Bertha Moreno’s statements to Plaintiff that he was born in the United States are also
probative. See Ramirez v. Clinton, 2011 U.S. Dist. LEXIS 77941, at *12 (D. Minn. 2011); Fed.
R. Evid. 804(4). Bertha Moreno and other members of Plaintiff’s family have consistently
maintained that he was born in Odessa. In essence, there have never been any contradictory
statements or testimony by Plaintiff or his family regarding the location of his birth.
Accordingly, the Court finds these statements probative.
Moreover, neither Plaintiff nor any testifying individual possesses knowledge regarding
the origin of the Mexican Birth Certificate.

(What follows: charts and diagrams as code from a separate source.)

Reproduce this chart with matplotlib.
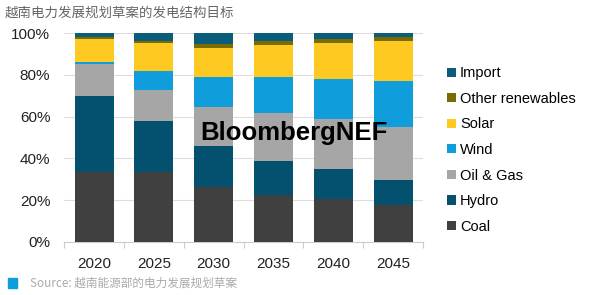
import matplotlib
matplotlib.use("Agg")
import matplotlib.pyplot as plt
import numpy as np
from matplotlib.patches import Rectangle

years = ["2020", "2025", "2030", "2035", "2040", "2045"]
coal = [33.6, 33.6, 26.4, 22.6, 20.6, 17.6]
hydro = [36.3, 24.2, 19.4, 16.1, 14.1, 12.2]
oil_gas = [15.2, 15.0, 19.0, 23.2, 24.0, 25.1]
wind = [1.0, 9.1, 14.1, 17.0, 19.2, 21.9]
solar = [11.0, 13.1, 14.1, 15.2, 17.1, 19.2]
other_ren = [0.8, 1.0, 1.9, 1.9, 2.1, 1.9]
imports = [2.1, 4.0, 5.1, 4.0, 2.9, 2.1]

series = [
    ("Coal", coal, "#404040"),
    ("Hydro", hydro, "#03506f"),
    ("Oil & Gas", oil_gas, "#a6a6a6"),
    ("Wind", wind, "#109ddb"),
    ("Solar", solar, "#fec920"),
    ("Other renewables", other_ren, "#7a6c00"),
    ("Import", imports, "#0b5d7c"),
]

plt.rcParams['font.family'] = ['Liberation Sans', 'Noto Sans CJK SC', 'DejaVu Sans']

fig = plt.figure(figsize=(6.0, 2.95), dpi=100)
ax = fig.add_axes([0.107, 0.180, 0.598, 0.708])

x = np.arange(len(years))
bottom = np.zeros(len(years))
handles = []
for name, vals, col in series:
    b = ax.bar(x, vals, 0.65, bottom=bottom, color=col, label=name, zorder=3)
    bottom += np.array(vals)
    handles.append(b)

ax.set_xlim(-0.5, 5.5)
ax.set_ylim(0, 100)
ax.set_yticks(np.arange(0, 101, 20))
ax.set_yticklabels([f"{v}%" for v in range(0, 101, 20)], fontsize=11, color="#222222")
ax.set_xticks(x)
ax.set_xticklabels(years, fontsize=11, color="#222222")
ax.set_xticks(np.arange(-0.5, 6.0, 1.0), minor=True)
ax.tick_params(axis='x', which='major', length=0, pad=11)
ax.tick_params(axis='x', which='minor', length=4, color="#cccccc", width=0.8)
ax.tick_params(axis='y', length=0, pad=10)
ax.grid(axis='y', color="#dddddd", linewidth=0.8, zorder=0)
for s in ["left", "right", "top"]:
    ax.spines[s].set_visible(False)
ax.spines["bottom"].set_color("#cccccc")
ax.spines["bottom"].set_linewidth(0.8)

leg = ax.legend(handles=handles[::-1], labels=[s[0] for s in series[::-1]],
                loc="center left", bbox_to_anchor=(1.03, 0.44), frameon=False,
                fontsize=10.5, handlelength=0.6, handleheight=0.6,
                handletextpad=0.3, labelspacing=0.79)

fig.text(0.49, 0.55, "BloombergNEF", fontsize=18.5, fontweight="bold",
         color="black", ha="center", va="center", zorder=10)

fig.text(0.008, 0.958, "越南电力发展规划草案的发电结构目标", fontsize=9.7,
         color="#666666", ha="left", va="center",
         family=['Noto Sans CJK SC', 'DejaVu Sans'])

fig.patches.append(Rectangle((0.013, 0.024), 0.016, 0.032, transform=fig.transFigure,
                             color="#109ddb", figure=fig))
fig.text(0.05, 0.040, "Source: 越南能源部的电力发展规划草案", fontsize=8.4,
         color="#aaaaaa", ha="left", va="center",
         family=['Noto Sans CJK SC', 'DejaVu Sans'])

fig.savefig("out.png", dpi=100)
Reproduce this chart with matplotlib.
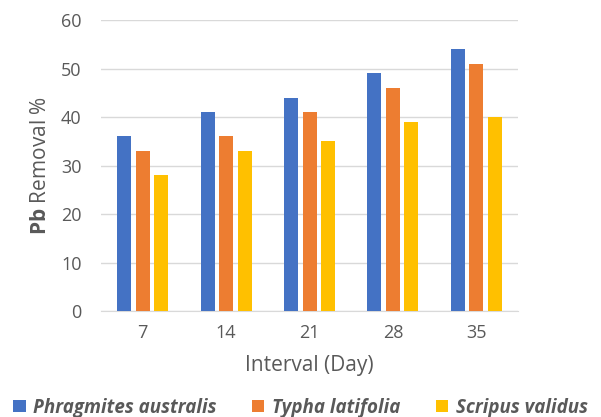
import matplotlib
matplotlib.use("Agg")
import numpy as np
import matplotlib.pyplot as plt
from matplotlib.patches import Patch

# data
intervals = ["7", "14", "21", "28", "35"]
phragmites = [36, 41, 44, 49, 54]
typha = [33, 36, 41, 46, 51]
scripus = [28, 33, 35, 39, 40]
series_names = ["Phragmites australis", "Typha latifolia", "Scripus validus"]
colors = ["#4472C4", "#ED7D31", "#FFC000"]

plt.rcParams["font.family"] = ["Open Sans", "DejaVu Sans"]
plt.rcParams["mathtext.fontset"] = "custom"
plt.rcParams["mathtext.bf"] = "Open Sans:bold"
plt.rcParams["mathtext.rm"] = "Open Sans"
text_color = "#595959"

fig = plt.figure(figsize=(6.01, 4.17), dpi=100)
ax = fig.add_axes([0.168, 0.254, 0.694, 0.698])

x = np.arange(len(intervals))
width = 0.168
step = 0.222
for i, (vals, c) in enumerate(zip([phragmites, typha, scripus], colors)):
    ax.bar(x + (i - 1) * step, vals, width=width, color=c, zorder=3)

ax.set_xlim(-0.5, len(intervals) - 0.5)
ax.set_ylim(0, 60)
ax.set_yticks(range(0, 61, 10))
ax.set_xticks(x)
ax.set_xticklabels(intervals)
ax.grid(axis="y", color="#D9D9D9", linewidth=1, zorder=0)
for s in ["top", "right", "left"]:
    ax.spines[s].set_visible(False)
ax.spines["bottom"].set_color("#D9D9D9")
ax.tick_params(axis="both", length=0, labelsize=13, colors=text_color)
ax.tick_params(axis="y", pad=14)
ax.tick_params(axis="x", pad=9)

ax.set_xlabel("Interval (Day)", fontsize=15, color=text_color, labelpad=10)
ax.set_ylabel(r"$\mathbf{Pb}$ Removal %", fontsize=15, color=text_color, labelpad=7)

handles = [Patch(facecolor=c, edgecolor="none") for c in colors]
leg = fig.legend(handles, series_names, loc="center", bbox_to_anchor=(0.5, 0.022),
                 ncol=3, frameon=False, handlelength=0.65, handleheight=0.65,
                 handletextpad=0.4, columnspacing=1.9,
                 prop={"size": 13.5, "weight": "bold", "style": "italic"})
for t in leg.get_texts():
    t.set_color(text_color)

fig.savefig("out.png", dpi=100)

Lastly, other strong circumstantial evidence, in
particular Plaintiff’s baptism in Odessa and the whereabouts of the family following Plaintiff’s
birth, as evidenced by the birth certificates of Sergio Lorenzo Gonzales and Elizabeth Lopez,
also serves to support Plaintiff’s claim of birth in Odessa.
Accordingly, based on the entirety of the evidence, the Court finds that Plaintiff has
overcome any presumption of foreign birth and satisfied his burden of establishing, by a
preponderance of the evidence, that he was born in Odessa, Texas. Plaintiff is therefore a citizen
of the United States.
Based on the foregoing, the Court concludes that Plaintiff Ervey Moreno-Gonzales has
satisfied his burden of proof by a preponderance of the evidence. He is a citizen by virtue of
birth. On the record before the Court, he is entitled to a United States passport.
A final declaratory judgment shall issue forthwith.
SIGNED and ENTERED this 14th day of February, 2018.